Yeah, my dad is now 50 years old. Hard to believe since I can actually remember when he turned 30, but it's true. I don't have any pictures of the birthday celebration from last night, but I thought I'd post a picture of my son and my dad since it's my dad's first birthday as a grandpa.
Happy birthday, Dad!

Dirty Dish Days and a Wrinkle-Free Life

Our dishwasher is malfunctioning. I don't know exactly how or why, but it is. The water I usually hear swishing in it as it moves through its cycles is absent ... all I hear is an empty whirr. Now I know that a dishwasher isn't a necessity; I could wash our dishes by hand and they would be just as clean. But a dishwashing machine makes life a little easier, a little less chaotic. And for anyone who has stress in their life, either from a baby or a job or whatever, the modern conveniences that help out around the house can make all the difference in the world.

As I mentioned in my first post, I plan on telling you about products I like. What I didn't say is that most of the products I like do just what my dishwasher does when it is in working order ... they help make things run a little more smoothly in my life. The first product I would like to write about are Eddie Bauer wrinkle-resistant shirts. My husband wears these shirts for work almost exclusively because they look nice, are comfortable, and don't have to be drycleaned or ironed. As long as I get them out of the dryer while they are still warm, they come out wrinkle-free; if I forget to get them out while they are warm, all I have to do is start up the dryer again for a bit and they are again splendidly without wrinkles.

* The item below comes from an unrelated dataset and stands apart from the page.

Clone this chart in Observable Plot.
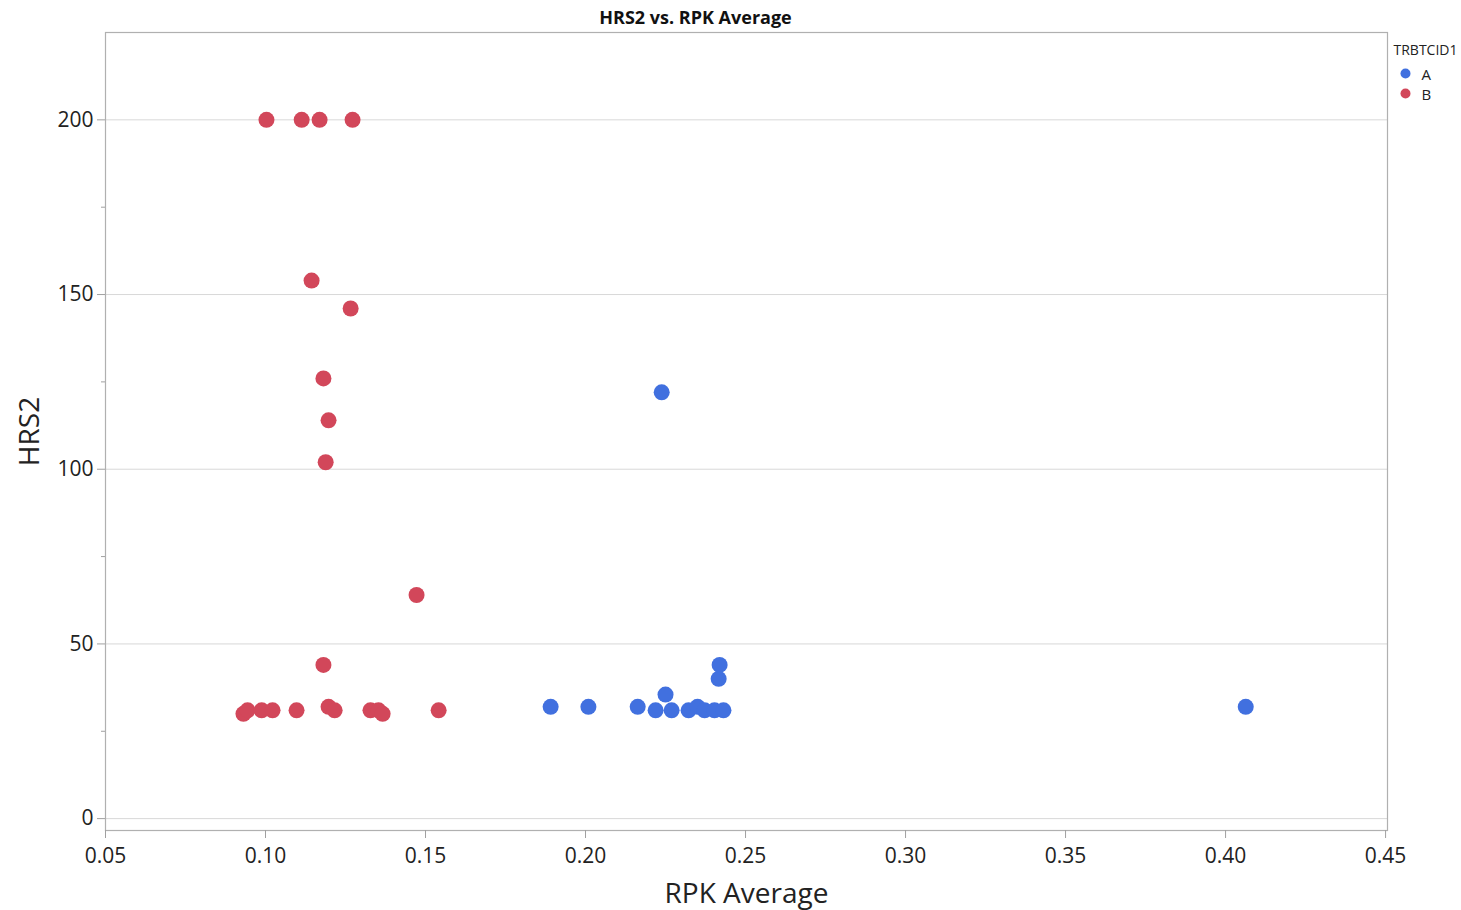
<!DOCTYPE html>
<html>
<head>
<meta charset="utf-8">
<script src="https://cdn.jsdelivr.net/npm/d3@7"></script>
<script src="https://cdn.jsdelivr.net/npm/@observablehq/plot@0.6"></script>
<style>
  html, body { margin: 0; padding: 0; background: #fff; }
  #chart svg { display: block; }
</style>
</head>
<body>
<div id="chart"></div>
<script>
// Series names for the TRBTCID1 grouping
const groups = ["A", "B"];
const groupColors = ["#4170df", "#d2475a"];

// Group A: RPK Average vs HRS2
const aRpk = [0.2238, 0.4063, 0.1891, 0.2009, 0.2163, 0.2219, 0.2250, 0.2269, 0.2322, 0.2350, 0.2372, 0.2403, 0.2431, 0.2419, 0.2416];
const aHrs = [122, 32, 32, 32, 32, 31, 35.5, 31, 31, 32, 31, 31, 31, 44, 40];

// Group B: RPK Average vs HRS2
const bRpk = [0.1003, 0.1113, 0.1169, 0.1272, 0.1144, 0.1266, 0.1181, 0.1197, 0.1188, 0.1472, 0.1181,
              0.0931, 0.0944, 0.0988, 0.1022, 0.1097, 0.1197, 0.1216, 0.1328, 0.1353, 0.1366, 0.1541];
const bHrs = [200, 200, 200, 200, 154, 146, 126, 114, 102, 64, 44,
              30, 31, 31, 31, 31, 32, 31, 31, 31, 30, 31];

// Axis ticks
const xTicks = [0.05, 0.10, 0.15, 0.20, 0.25, 0.30, 0.35, 0.40, 0.45];
const yTicks = [0, 50, 100, 150, 200];
const yMinorTicks = [25, 75, 125, 175];

const points = [
  ...aRpk.map((x, i) => ({rpk: x, hrs: aHrs[i], group: groups[0]})),
  ...bRpk.map((x, i) => ({rpk: x, hrs: bHrs[i], group: groups[1]}))
];

const font = "'Open Sans', 'Noto Sans', sans-serif";
const narrow = "'Liberation Sans Narrow', 'Open Sans', sans-serif";

const chart = Plot.plot({
  width: 1461,
  height: 910,
  marginTop: 32,
  marginRight: 74,
  marginBottom: 80,
  marginLeft: 105,
  style: {fontFamily: font, fontSize: "21px", color: "#222", background: "#fff"},
  x: {domain: [0.05, 0.4506], ticks: xTicks},
  y: {domain: [-3.4, 225], ticks: yTicks},
  color: {domain: groups, range: groupColors},
  marks: [
    Plot.gridY(yTicks, {stroke: "#d8d8d8", strokeOpacity: 1, strokeWidth: 1}),
    Plot.frame({stroke: "#b0b0b0", strokeWidth: 1.2}),
    Plot.axisX(xTicks, {
      tickSize: 8, tickPadding: 10, stroke: "#a0a0a0",
      tickFormat: d3.format(".2f"), label: null, fill: "#222"
    }),
    Plot.axisY(yTicks, {
      tickSize: 8, tickPadding: 4, stroke: "#a0a0a0",
      label: null, fill: "#222"
    }),
    Plot.axisY(yMinorTicks, {
      tickSize: 4, stroke: "#a0a0a0", tickFormat: () => "", label: null
    }),
    Plot.dot(points, {x: "rpk", y: "hrs", fill: "group", r: 8, stroke: null}),
    // Axis titles
    Plot.text(["RPK Average"], {frameAnchor: "bottom", dy: 72, fontSize: 28, fill: "#222"}),
    Plot.text(["HRS2"], {frameAnchor: "left", textAnchor: "middle", dx: -75, rotate: -90, fontSize: 28, fill: "#222"}),
    // Chart title
    Plot.text(["HRS2 vs. RPK Average"], {
      frameAnchor: "top", dx: -51, dy: -21, fontSize: 18, fontWeight: "bold",
      fontFamily: narrow, fill: "#111"
    }),
    // Legend
    Plot.text(["TRBTCID1"], {
      frameAnchor: "top-right", dx: 6, dy: 13, textAnchor: "start",
      fontSize: 14, fontFamily: narrow, fill: "#222"
    }),
    Plot.dot([groups[0]], {frameAnchor: "top-right", dx: 18, dy: 41, r: 5, fill: groupColors[0]}),
    Plot.text([groups[0]], {frameAnchor: "top-right", dx: 34, dy: 37, textAnchor: "start", fontSize: 15, fill: "#222"}),
    Plot.dot([groups[1]], {frameAnchor: "top-right", dx: 18, dy: 61, r: 5, fill: groupColors[1]}),
    Plot.text([groups[1]], {frameAnchor: "top-right", dx: 34, dy: 57, textAnchor: "start", fontSize: 15, fill: "#222"})
  ]
});

document.getElementById("chart").appendChild(chart);
</script>
</body>
</html>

While these shirts are by no means a necessity (I could just as easily get him other work shirts and they would be just as nice), they make my life so much easier by eliminating a step from the laundering process. And for that I am SO grateful.

Once I figure out how, I will be putting pictures up on this blog ... so stay tuned!

Monday, November 17, 2008

My First Blog!

As I was putting a load of laundry into the dryer today, I started thinking about what I'd like to write about. Like most people, I have opinions about all sorts of things, but I began to wonder what OTHER people would really like to hear about. I'm not an expert on anything ... I don't know a lot about politics or economics ... I'm not even really working right now (except my 24/7 job of taking care of my son and my husband). So what could I possibly have to say?

Then it dawned on me. In the ten weeks I have been a mother and three years I have been a wife, I may have learned a few things. Nothing earth-shattering, of course, but who knows ... what I have learned may be of use to someone else. So I guess I'll write about what I've learned about mothering (tips, tricks, useful products, etc.) and wife-ing (ditto).

And who says a blog has to be about answers ... I have A LOT of questions. I'm a new mother, a relatively new wife, and a homeowner. I have a million questions running through my brain all day long ... am I doing this right? are my boys happy? what should I be doing here? what's that smell and how do I make it go away?

Along the way I plan to post pictures of products I like and people I love (which, of course, includes my beautiful son) since people love pictures ... and since I got a new camera for my birthday a couple weeks ago and can't stop taking pictures.

Tomorrow I'll start with a normal post. For today, I'll just end it here and wish you a wonderful afternoon! Hope you enjoy my slice of a beautiful life.